> **What needs to be done**:
Show each line that has the string "with" in it.

-- Start Supplied material --

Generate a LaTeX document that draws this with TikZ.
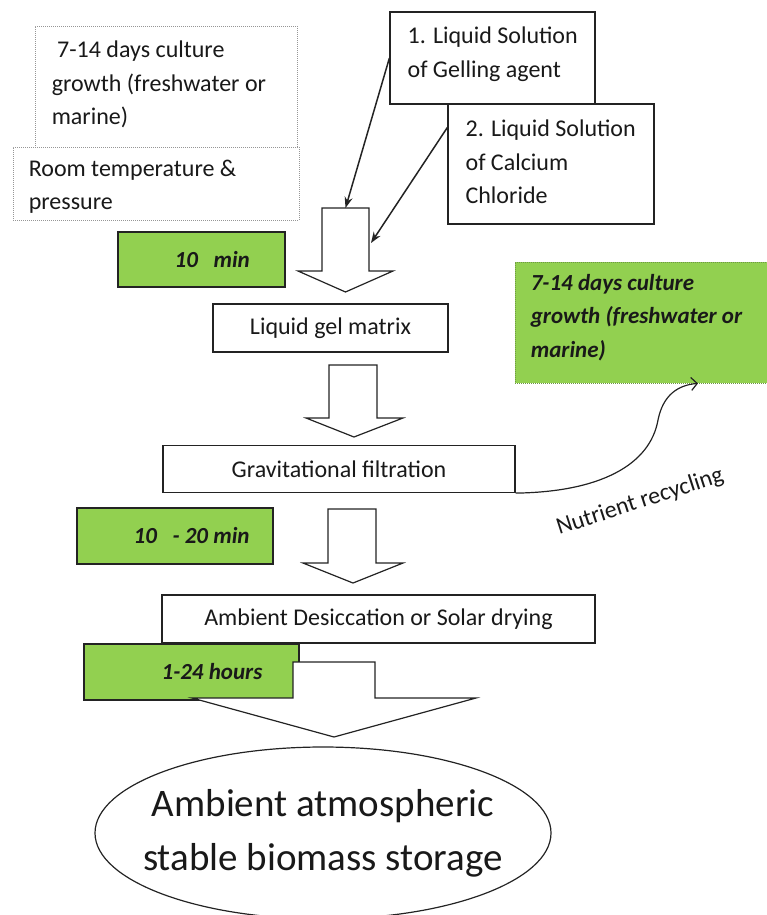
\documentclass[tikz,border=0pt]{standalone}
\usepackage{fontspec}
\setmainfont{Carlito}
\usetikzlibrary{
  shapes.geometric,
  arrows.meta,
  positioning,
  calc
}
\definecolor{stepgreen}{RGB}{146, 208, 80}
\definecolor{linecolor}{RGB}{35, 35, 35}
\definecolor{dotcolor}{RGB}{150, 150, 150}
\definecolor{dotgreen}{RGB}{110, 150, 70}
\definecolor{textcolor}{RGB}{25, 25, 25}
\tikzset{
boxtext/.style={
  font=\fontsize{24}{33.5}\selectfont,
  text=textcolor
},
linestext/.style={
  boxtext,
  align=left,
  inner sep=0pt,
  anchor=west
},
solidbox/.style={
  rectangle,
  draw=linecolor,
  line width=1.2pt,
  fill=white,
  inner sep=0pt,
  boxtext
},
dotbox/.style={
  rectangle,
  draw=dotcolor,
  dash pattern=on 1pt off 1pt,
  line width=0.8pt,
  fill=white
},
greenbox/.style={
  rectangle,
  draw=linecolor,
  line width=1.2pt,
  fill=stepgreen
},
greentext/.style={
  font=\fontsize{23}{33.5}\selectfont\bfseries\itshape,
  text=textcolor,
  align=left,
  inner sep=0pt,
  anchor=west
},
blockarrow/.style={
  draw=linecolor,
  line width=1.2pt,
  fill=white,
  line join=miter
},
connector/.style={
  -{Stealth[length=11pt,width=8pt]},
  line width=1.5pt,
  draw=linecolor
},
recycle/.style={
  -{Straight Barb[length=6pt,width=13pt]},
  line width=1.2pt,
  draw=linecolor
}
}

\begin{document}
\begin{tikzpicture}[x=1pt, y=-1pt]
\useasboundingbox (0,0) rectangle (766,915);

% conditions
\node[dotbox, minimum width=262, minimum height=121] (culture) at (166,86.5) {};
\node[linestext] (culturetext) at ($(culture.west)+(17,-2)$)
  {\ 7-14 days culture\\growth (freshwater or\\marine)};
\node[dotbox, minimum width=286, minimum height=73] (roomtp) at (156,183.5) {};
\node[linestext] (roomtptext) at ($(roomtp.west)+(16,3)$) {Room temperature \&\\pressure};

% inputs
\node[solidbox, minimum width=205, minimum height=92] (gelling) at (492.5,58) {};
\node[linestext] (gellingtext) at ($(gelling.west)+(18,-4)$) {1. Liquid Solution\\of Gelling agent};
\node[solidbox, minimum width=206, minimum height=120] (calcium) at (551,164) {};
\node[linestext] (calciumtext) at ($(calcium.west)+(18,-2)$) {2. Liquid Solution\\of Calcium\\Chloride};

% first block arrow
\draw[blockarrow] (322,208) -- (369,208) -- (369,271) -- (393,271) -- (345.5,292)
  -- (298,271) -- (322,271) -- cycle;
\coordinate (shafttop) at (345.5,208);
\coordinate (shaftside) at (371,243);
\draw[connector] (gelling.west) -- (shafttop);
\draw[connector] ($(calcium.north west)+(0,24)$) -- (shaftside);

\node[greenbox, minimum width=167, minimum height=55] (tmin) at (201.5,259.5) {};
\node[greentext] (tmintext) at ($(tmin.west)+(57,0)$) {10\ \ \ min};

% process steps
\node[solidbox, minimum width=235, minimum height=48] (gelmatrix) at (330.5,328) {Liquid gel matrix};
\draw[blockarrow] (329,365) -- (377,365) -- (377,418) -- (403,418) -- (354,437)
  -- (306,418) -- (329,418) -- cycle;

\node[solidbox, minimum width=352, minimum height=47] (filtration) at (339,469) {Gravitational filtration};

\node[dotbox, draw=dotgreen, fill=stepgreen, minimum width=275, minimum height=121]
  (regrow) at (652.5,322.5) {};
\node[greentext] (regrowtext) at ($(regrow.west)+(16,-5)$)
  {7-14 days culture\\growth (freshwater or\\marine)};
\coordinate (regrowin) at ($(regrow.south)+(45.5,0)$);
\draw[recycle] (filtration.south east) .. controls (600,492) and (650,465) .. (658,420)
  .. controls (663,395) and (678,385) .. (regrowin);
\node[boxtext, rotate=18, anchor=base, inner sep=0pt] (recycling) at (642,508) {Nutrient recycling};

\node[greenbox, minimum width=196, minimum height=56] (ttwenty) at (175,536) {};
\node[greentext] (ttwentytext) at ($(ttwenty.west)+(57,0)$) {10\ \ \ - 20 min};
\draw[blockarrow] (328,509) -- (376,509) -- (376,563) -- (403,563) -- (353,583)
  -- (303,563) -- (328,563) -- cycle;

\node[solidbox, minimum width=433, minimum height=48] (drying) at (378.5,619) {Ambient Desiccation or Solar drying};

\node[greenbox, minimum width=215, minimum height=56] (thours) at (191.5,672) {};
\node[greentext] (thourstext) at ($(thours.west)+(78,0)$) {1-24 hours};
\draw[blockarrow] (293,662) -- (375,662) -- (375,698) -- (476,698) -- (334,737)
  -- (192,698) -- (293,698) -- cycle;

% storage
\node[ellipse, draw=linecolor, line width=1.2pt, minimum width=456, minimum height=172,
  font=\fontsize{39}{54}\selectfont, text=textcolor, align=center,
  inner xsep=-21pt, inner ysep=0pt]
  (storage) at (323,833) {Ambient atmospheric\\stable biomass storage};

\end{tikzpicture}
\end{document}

-- End Supplied material --
-- Start Supplied material --

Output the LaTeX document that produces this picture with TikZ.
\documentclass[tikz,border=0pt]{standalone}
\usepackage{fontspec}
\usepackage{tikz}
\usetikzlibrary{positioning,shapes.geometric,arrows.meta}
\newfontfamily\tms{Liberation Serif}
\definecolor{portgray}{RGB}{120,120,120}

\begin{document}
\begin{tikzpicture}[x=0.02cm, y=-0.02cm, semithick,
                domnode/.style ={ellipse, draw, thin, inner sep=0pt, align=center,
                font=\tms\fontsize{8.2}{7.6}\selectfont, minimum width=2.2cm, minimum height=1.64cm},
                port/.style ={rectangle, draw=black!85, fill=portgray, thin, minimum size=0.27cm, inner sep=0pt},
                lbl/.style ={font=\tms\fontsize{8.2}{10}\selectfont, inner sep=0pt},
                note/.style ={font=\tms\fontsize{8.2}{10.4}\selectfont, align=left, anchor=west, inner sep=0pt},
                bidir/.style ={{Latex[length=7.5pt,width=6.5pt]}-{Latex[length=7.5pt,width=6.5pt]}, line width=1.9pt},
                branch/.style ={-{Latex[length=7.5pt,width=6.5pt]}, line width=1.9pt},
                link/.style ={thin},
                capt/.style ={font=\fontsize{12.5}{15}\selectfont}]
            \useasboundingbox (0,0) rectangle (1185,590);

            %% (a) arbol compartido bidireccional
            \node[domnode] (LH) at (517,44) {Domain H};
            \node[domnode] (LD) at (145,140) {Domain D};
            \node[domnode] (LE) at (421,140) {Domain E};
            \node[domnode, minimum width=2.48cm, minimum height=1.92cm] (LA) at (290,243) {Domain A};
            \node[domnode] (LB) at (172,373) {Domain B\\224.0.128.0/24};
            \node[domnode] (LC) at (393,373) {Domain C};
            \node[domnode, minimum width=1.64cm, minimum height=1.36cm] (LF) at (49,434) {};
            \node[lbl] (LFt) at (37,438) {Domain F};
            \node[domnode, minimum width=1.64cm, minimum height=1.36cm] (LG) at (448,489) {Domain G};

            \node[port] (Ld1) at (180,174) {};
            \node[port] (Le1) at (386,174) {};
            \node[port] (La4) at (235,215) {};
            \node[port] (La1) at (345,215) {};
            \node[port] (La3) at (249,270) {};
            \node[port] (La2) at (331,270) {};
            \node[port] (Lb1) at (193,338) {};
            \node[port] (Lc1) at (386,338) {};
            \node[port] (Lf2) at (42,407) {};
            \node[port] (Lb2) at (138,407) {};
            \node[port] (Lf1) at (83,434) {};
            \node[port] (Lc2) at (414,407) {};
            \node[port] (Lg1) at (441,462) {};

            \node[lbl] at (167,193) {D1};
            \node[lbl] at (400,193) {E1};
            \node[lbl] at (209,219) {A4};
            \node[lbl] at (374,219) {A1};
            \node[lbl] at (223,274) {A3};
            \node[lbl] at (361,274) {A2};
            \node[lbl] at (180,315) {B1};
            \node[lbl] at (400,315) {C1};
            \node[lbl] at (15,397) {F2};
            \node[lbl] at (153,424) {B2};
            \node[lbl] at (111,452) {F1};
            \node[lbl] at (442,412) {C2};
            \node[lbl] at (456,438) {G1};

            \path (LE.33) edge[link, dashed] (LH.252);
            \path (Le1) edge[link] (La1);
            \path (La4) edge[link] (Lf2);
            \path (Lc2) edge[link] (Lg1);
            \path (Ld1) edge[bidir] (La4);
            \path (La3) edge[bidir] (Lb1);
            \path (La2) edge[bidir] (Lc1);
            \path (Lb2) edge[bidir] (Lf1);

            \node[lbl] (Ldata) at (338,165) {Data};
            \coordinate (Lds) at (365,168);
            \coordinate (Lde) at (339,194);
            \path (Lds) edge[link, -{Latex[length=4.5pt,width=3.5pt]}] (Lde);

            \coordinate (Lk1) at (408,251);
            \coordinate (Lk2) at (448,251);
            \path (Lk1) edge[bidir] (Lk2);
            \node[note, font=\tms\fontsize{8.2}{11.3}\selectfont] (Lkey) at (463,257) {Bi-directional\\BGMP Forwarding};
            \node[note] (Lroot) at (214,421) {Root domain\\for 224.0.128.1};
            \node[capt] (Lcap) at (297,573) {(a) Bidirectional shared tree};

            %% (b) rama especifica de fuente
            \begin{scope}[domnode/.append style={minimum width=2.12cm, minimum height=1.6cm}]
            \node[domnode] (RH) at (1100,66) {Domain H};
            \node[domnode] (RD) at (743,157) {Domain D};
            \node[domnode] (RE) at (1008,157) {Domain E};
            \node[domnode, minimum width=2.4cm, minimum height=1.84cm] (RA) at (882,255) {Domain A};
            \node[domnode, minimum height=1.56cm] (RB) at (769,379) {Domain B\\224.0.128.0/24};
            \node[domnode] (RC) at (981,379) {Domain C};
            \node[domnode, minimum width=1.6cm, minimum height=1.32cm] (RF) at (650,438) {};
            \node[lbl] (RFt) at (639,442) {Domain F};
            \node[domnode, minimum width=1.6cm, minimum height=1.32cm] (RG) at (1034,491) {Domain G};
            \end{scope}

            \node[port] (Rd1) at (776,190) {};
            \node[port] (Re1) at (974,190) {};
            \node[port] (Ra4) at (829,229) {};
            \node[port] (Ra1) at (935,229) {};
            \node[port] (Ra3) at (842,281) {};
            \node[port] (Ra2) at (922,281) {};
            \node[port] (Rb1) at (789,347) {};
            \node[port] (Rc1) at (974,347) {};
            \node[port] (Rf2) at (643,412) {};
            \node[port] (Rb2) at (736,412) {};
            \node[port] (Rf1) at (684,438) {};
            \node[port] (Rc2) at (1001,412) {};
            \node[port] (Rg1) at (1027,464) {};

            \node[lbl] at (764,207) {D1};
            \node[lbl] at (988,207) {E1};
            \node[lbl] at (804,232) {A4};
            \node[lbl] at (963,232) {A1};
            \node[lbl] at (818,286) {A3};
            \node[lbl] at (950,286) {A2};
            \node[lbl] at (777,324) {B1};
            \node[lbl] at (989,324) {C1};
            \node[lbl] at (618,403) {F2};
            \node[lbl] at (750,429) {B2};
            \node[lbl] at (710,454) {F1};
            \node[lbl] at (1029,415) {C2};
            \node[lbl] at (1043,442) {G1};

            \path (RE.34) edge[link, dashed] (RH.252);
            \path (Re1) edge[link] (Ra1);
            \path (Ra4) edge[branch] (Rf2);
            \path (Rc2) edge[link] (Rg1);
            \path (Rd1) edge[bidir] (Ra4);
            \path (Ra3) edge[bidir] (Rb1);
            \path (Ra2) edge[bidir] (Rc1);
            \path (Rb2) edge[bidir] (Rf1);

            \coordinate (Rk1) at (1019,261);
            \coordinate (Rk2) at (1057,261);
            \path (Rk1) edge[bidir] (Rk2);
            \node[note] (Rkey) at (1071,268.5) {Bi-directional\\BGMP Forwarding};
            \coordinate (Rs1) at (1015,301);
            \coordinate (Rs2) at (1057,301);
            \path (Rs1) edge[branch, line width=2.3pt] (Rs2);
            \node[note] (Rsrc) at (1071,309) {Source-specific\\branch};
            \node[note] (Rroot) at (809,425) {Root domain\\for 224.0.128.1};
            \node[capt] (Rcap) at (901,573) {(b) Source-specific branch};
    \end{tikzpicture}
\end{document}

-- End Supplied material --

> **Output for this task**:
Generate a LaTeX document that draws this with TikZ.
Output the LaTeX document that produces this picture with TikZ.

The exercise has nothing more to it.